Desde há muito tempo existem várias tentativas para explicar as diferenças entre a genealogia de Mateus e a de Lucas. Atualmente, tende-se, com base no sentido que se lhes queira atribuir, a conferir-lhes uma grande artificialidade. Mas este ponto de vista da leitura das genealogias, por si só, pode explicar a diferença entre elas? Para além do sentido teológico que se lhes queira dar, o facto de serem tão diferentes, será mesmo que nos impede, definitivamente, de nos levar a pensar que possam ser verdadeiras? Ou pelo contrário, não poderá estar nessa diferença a chave para as entendermos? Penso que – sublinho que este é um meu ponto de vista – a resolução da questão da genealogia poderá encontrar contornos definitivos, se trouxermos para o centro da pesquisa a singular paternidade de José, que assumiu, como missão, ser pai adotivo de Jesus.

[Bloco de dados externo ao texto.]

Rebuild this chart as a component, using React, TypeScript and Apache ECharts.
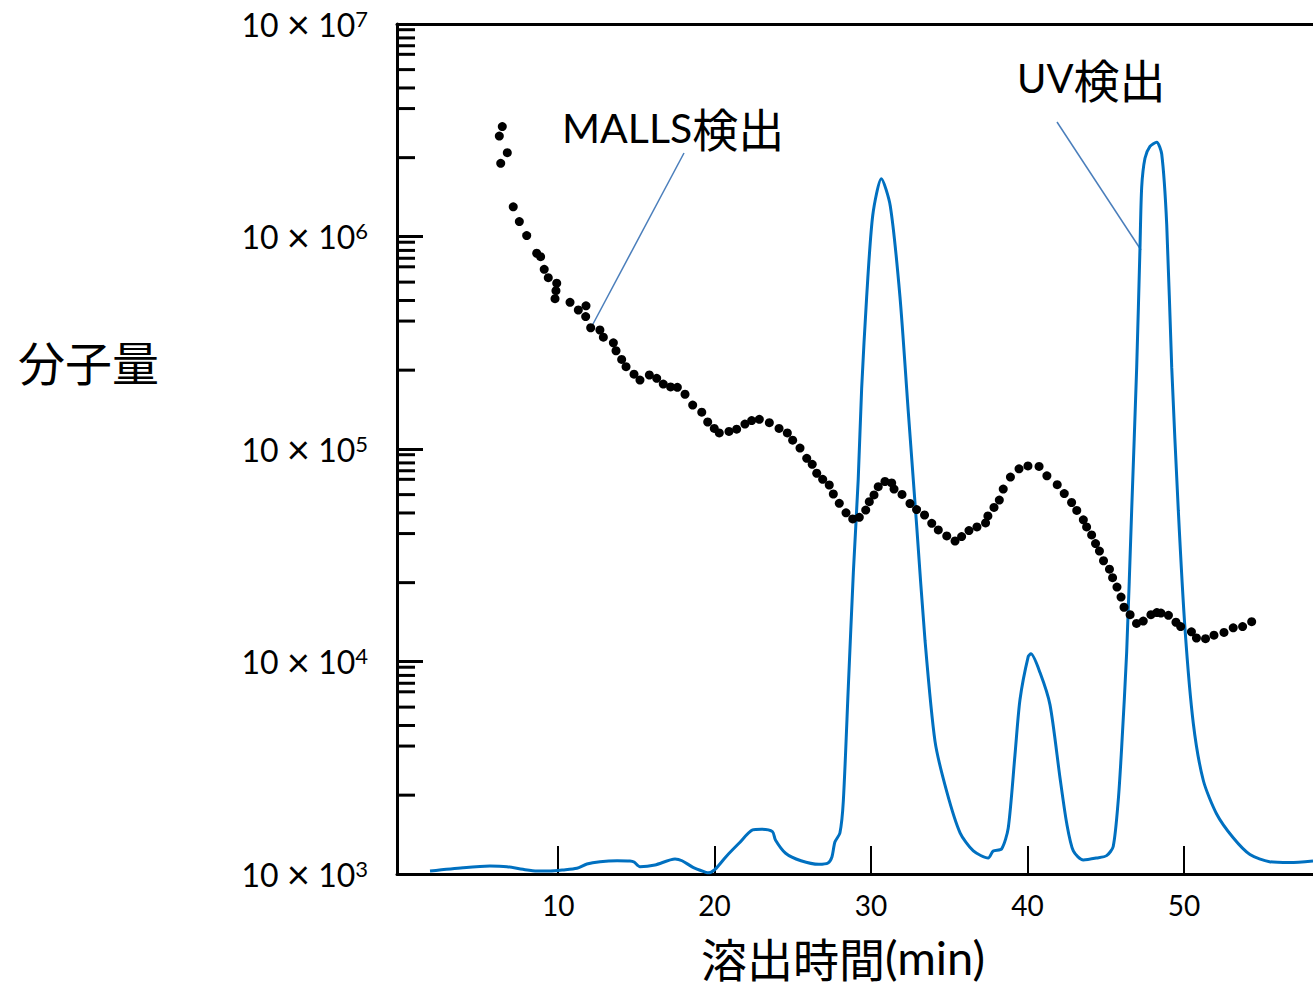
import React, { useEffect, useRef } from "react";
import * as echarts from "echarts";

// MALLS detection: elution time (min) and molecular weight
const mallsTime = [
  6.24, 6.33, 6.43, 6.75, 7.13, 7.52, 7.99, 8.63, 8.88, 9.11, 9.37, 9.8, 9.86, 9.91, 10.76, 11.29, 11.78, 11.76,
  12.08, 12.67, 12.89, 13.53, 13.7, 14.06, 14.34, 14.85, 15.23, 15.83, 16.3, 16.72, 17.19, 17.62, 18.11, 18.6,
  19.18, 19.56, 19.98, 20.3, 20.92, 21.41, 21.94, 22.37, 22.86, 23.5, 24.12, 24.65, 24.99, 25.46, 25.89, 26.24,
  26.53, 26.91, 27.33, 27.59, 27.97, 28.4, 28.83, 29.25, 29.66, 29.89, 30.19, 30.46, 30.89, 31.32, 31.47, 31.98,
  32.49, 32.91, 33.42, 33.88, 34.3, 34.84, 35.37, 35.79, 36.26, 36.77, 37.32, 37.47, 37.86, 38.2, 38.45, 38.91,
  39.46, 40.03, 40.74, 41.24, 41.9, 42.35, 42.82, 43.15, 43.57, 43.78, 44.1, 44.35, 44.6, 44.86, 45.24, 45.44,
  45.72, 45.98, 46.17, 46.56, 46.97, 47.4, 47.89, 48.27, 48.53, 49.01, 49.49, 49.79, 50.48, 50.8, 51.38, 51.92,
  52.56, 53.15, 53.75, 54.33,
];
const mallsMw = [
  2.97e6, 2.21e6, 3.29e6, 2.48e6, 1.38e6, 1.175e6, 1.01e6, 8.34e5, 8.04e5, 7.01e5, 6.4e5, 5.1e5, 5.56e5, 6.03e5,
  4.9e5, 4.51e5, 4.72e5, 4.2e5, 3.72e5, 3.63e5, 3.36e5, 3.16e5, 2.9e5, 2.64e5, 2.44e5, 2.25e5, 2.11e5, 2.23e5,
  2.15e5, 2.02e5, 1.96e5, 1.95e5, 1.81e5, 1.61e5, 1.49e5, 1.34e5, 1.25e5, 1.19e5, 1.21e5, 1.24e5, 1.31e5, 1.36e5,
  1.38e5, 1.33e5, 1.25e5, 1.19e5, 1.1e5, 1.01e5, 9.04e4, 8.47e4, 7.69e4, 7.2e4, 6.77e4, 6.14e4, 5.55e4, 5.01e4,
  4.69e4, 4.77e4, 5.16e4, 5.65e4, 6.08e4, 6.65e4, 7.03e4, 6.92e4, 6.48e4, 6.11e4, 5.54e4, 5.19e4, 4.89e4, 4.47e4,
  4.16e4, 3.9e4, 3.69e4, 3.87e4, 4.13e4, 4.3e4, 4.49e4, 4.84e4, 5.31e4, 5.75e4, 6.48e4, 7.38e4, 8.07e4, 8.32e4,
  8.28e4, 7.48e4, 6.79e4, 6.17e4, 5.6e4, 5.14e4, 4.64e4, 4.3e4, 3.94e4, 3.59e4, 3.31e4, 2.98e4, 2.72e4, 2.48e4,
  2.24e4, 2.01e4, 1.8e4, 1.66e4, 1.51e4, 1.55e4, 1.66e4, 1.7e4, 1.69e4, 1.65e4, 1.53e4, 1.46e4, 1.38e4, 1.29e4,
  1.28e4, 1.33e4, 1.37e4, 1.44e4, 1.46e4, 1.54e4,
];

// UV detection: elution time (min) and relative signal (0-100)
const uvTime = [
  1.81, 3.92, 5.64, 6.73, 7.75, 8.65, 9.48, 10.31, 11.2, 11.84, 12.68, 13.77, 14.59, 14.85, 15.23, 16.19, 17.47,
  17.92, 18.62, 19.45, 19.58, 20.03, 20.73, 21.56, 22.43, 22.99, 23.7, 23.89, 24.54, 25.52, 26.67, 27.25, 27.5,
  27.69, 28.01, 28.23, 28.55, 28.87, 29.18, 29.4, 29.72, 30.11, 30.66, 31.23, 31.85, 32.38, 32.92, 33.45, 34.09,
  34.84, 35.69, 36.54, 37.49, 37.81, 38.35, 38.77, 39.2, 39.52, 40.05, 40.22, 40.8, 41.44, 42.08, 42.51, 42.93,
  43.57, 44.42, 45.06, 45.48, 45.8, 46.02, 46.34, 46.66, 46.98, 47.19, 47.3, 47.51, 47.83, 48.26, 48.58, 48.9,
  49.22, 49.64, 50.07, 50.6, 51.24, 52.09, 53.15, 54.22, 55.47, 56.78, 58.25,
];
const uvSignal = [
  0.35, 0.74, 0.94, 0.86, 0.55, 0.35, 0.35, 0.47, 0.67, 1.18, 1.45, 1.56, 1.53, 1.41, 0.86, 1.06, 1.76, 1.56, 0.79,
  0.2, 0.14, 0.55, 2.04, 3.61, 5.18, 5.26, 4.98, 4.0, 2.44, 1.56, 1.14, 1.29, 2.0, 3.76, 4.82, 8.62, 22.1, 35.5,
  46.4, 57.1, 67.9, 77.5, 81.8, 78.6, 67.9, 54.4, 40.9, 27.5, 15.6, 9.69, 4.85, 2.71, 1.88, 2.71, 2.96, 5.41, 14.0,
  20.5, 25.6, 25.9, 23.7, 19.9, 11.3, 5.93, 2.71, 1.65, 1.88, 2.16, 3.24, 8.62, 14.9, 26.1, 42.8, 59.6, 73.6, 80.8,
  84.2, 85.6, 86.1, 84.7, 76.4, 59.6, 42.8, 28.8, 17.7, 11.0, 7.06, 4.26, 2.29, 1.45, 1.35, 1.53,
];

const xTickValues = [10, 20, 30, 40, 50];
const yDecades = [1e3, 1e4, 1e5, 1e6, 1e7];
const minorMultipliers = [9.4, 8.6, 7.9, 7.2, 6.1, 5.0, 4.0, 2.35];

const X_MIN = -0.3;
const X_MAX = 58.25;

const LATIN = "Lato, 'Noto Sans', sans-serif";
const CJK = "'Noto Sans CJK JP', sans-serif";

export default function App() {
  const ref = useRef<HTMLDivElement>(null);

  useEffect(() => {
    const chart = echarts.init(ref.current!, null, { renderer: "svg" });

    const minorTicks: number[][] = [];
    for (let d = 0; d < yDecades.length - 1; d++) {
      for (const k of minorMultipliers) minorTicks.push([X_MIN, yDecades[d] * k]);
    }

    chart.setOption({
      animation: false,
      backgroundColor: "#ffffff",
      grid: { left: 397, top: 24, right: 0, bottom: 116, containLabel: false },
      xAxis: [
        {
          type: "value",
          min: X_MIN,
          max: X_MAX,
          position: "bottom",
          axisLine: { onZero: false, lineStyle: { color: "#000", width: 3 } },
          axisTick: { inside: true, length: 28, customValues: xTickValues, lineStyle: { color: "#000", width: 2 } },
          axisLabel: {
            customValues: xTickValues,
            fontSize: 28,
            fontFamily: LATIN,
            color: "#000",
            margin: 17,
          },
          splitLine: { show: false },
        },
        {
          type: "value",
          min: X_MIN,
          max: X_MAX,
          position: "top",
          axisLine: { onZero: false, lineStyle: { color: "#000", width: 3 } },
          axisTick: { show: false },
          axisLabel: { show: false },
          splitLine: { show: false },
        },
      ],
      yAxis: [
        {
          type: "log",
          logBase: 10,
          min: 1e3,
          max: 1e7,
          splitNumber: 4,
          axisLine: { show: true, onZero: false, lineStyle: { color: "#000", width: 3 } },
          axisTick: { show: true, inside: true, length: 26, lineStyle: { color: "#000", width: 3 } },
          axisLabel: {
            margin: 29,
            formatter: (v: number) => `{m|10 }{x|×}{m| 10}{s|${Math.round(Math.log10(v))}}`,
            rich: {
              m: { fontSize: 32, lineHeight: 34, fontFamily: LATIN, color: "#000" },
              x: { fontSize: 40, lineHeight: 34, fontFamily: LATIN, color: "#000", verticalAlign: "middle" },
              s: { fontSize: 22, lineHeight: 22, fontFamily: LATIN, color: "#000", verticalAlign: "top" },
            },
          },
          splitLine: { show: false },
        },
        { type: "value", min: 0, max: 100, show: false },
      ],
      series: [
        {
          type: "custom",
          name: "minorTicks",
          xAxisIndex: 0,
          yAxisIndex: 0,
          silent: true,
          clip: false,
          data: minorTicks,
          renderItem: (_p: any, api: any) => {
            const pt = api.coord([api.value(0), api.value(1)]);
            return {
              type: "line",
              shape: { x1: pt[0] + 1, y1: pt[1], x2: pt[0] + 18, y2: pt[1] },
              style: { stroke: "#000", lineWidth: 3 },
            };
          },
        },
        {
          type: "line",
          name: "UV",
          xAxisIndex: 0,
          yAxisIndex: 1,
          data: uvTime.map((t, i) => [t, uvSignal[i]]),
          showSymbol: false,
          smooth: 0.25,
          lineStyle: { color: "#0070C0", width: 3 },
          z: 2,
        },
        {
          type: "scatter",
          name: "MALLS",
          xAxisIndex: 0,
          yAxisIndex: 0,
          data: mallsTime.map((t, i) => [t, mallsMw[i]]),
          symbolSize: 9,
          itemStyle: { color: "#000", opacity: 1 },
          z: 3,
        },
      ],
      graphic: [
        {
          type: "text",
          x: 18,
          y: 360,
          style: { text: "分子量", fontSize: 47, fontFamily: CJK, fill: "#000", align: "left", verticalAlign: "middle" },
        },
        {
          type: "text",
          x: 843,
          y: 957,
          style: {
            text: "{a|溶出時間}{b|(min)}",
            align: "center",
            verticalAlign: "middle",
            rich: {
              a: { fontSize: 46, lineHeight: 44, fontFamily: CJK, fill: "#000" },
              b: { fontSize: 47, lineHeight: 44, fontFamily: LATIN, fill: "#000" },
            },
          },
        },
        {
          type: "text",
          x: 562,
          y: 127,
          style: {
            text: "{a|MALLS}{b|検出}",
            align: "left",
            verticalAlign: "middle",
            rich: {
              a: { fontSize: 41, fontFamily: LATIN, fill: "#000" },
              b: { fontSize: 46, fontFamily: CJK, fill: "#000" },
            },
          },
        },
        {
          type: "text",
          x: 1017,
          y: 78,
          style: {
            text: "{a|UV}{b|検出}",
            align: "left",
            verticalAlign: "middle",
            rich: {
              a: { fontSize: 40, fontFamily: LATIN, fill: "#000" },
              b: { fontSize: 46, fontFamily: CJK, fill: "#000" },
            },
          },
        },
        {
          type: "line",
          shape: { x1: 684, y1: 153, x2: 593, y2: 324 },
          style: { stroke: "#4a7ebb", lineWidth: 1.5 },
        },
        {
          type: "line",
          shape: { x1: 1057, y1: 122, x2: 1141, y2: 250 },
          style: { stroke: "#4a7ebb", lineWidth: 1.5 },
        },
      ],
    });

    return () => chart.dispose();
  }, []);

  return (
    <div
      ref={ref}
      style={{ position: "absolute", left: 0, top: 0, width: 1313, height: 990, background: "#fff" }}
    />
  );
}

Duas genealogias ou duas origens?
A primeira nota da Bíblia de Jerusalém, ao evangelho de Mateus, faz uma breve síntese, que vale a pena citar, para entendermos o que se diz, em geral, acerca das duas genealogias. Lemos assim:
“A genealogia de Mateus, embora sublinhe influências estrangeiras do lado feminino (vv. 3.5 6) limita-se à ascendência israelita de Cristo. Ela tem por objetivo relacioná-lo com os principais depositários das promessas messiânicas, Abraão e David, e, com os descendentes reais deste último (2Sm 7,1 +; Is 7,14 +). A genealogia de Lucas, mais universalista, remonta a Adão, cabeça de toda a humanidade. De David a José, as duas listas só têm dois nomes em comum. Essa divergência pode explicar-se, seja pelo facto de Mateus ter preferido a sucessão dinástica à descendência natural, seja por admitir-se a equivalência entre a descendência legal (lei do levirato, Dt 25,5 +) e a descendência natural. Por outro lado, o carácter sistemático da genealogia de Mateus é realçado pela distribuição dos antepassados de Cristo em três séries de duas vezes sete nomes (cf. 6,9 +), o que leva à omissão de três nomes entre Jorão e Ozias e à contagem de Jeconias (vv. 11.12), como dois (esse nome grego pode traduzir os dois nomes hebraicos Iehoiaquim e Iehoiakin, muito semelhantes entre si). As duas listas terminam com José, que é apenas o pai legal de Jesus: a razão está em que aos olhos dos antigos, a paternidade legal (por adoção, levirato, etc.) bastava para conferir todos os direitos hereditários, aqui os da linhagem davídica. Naturalmente não se está a excluir a possibilidade de Maria também ter pertencido a essa linhagem, embora os evangelistas não o afirmem.”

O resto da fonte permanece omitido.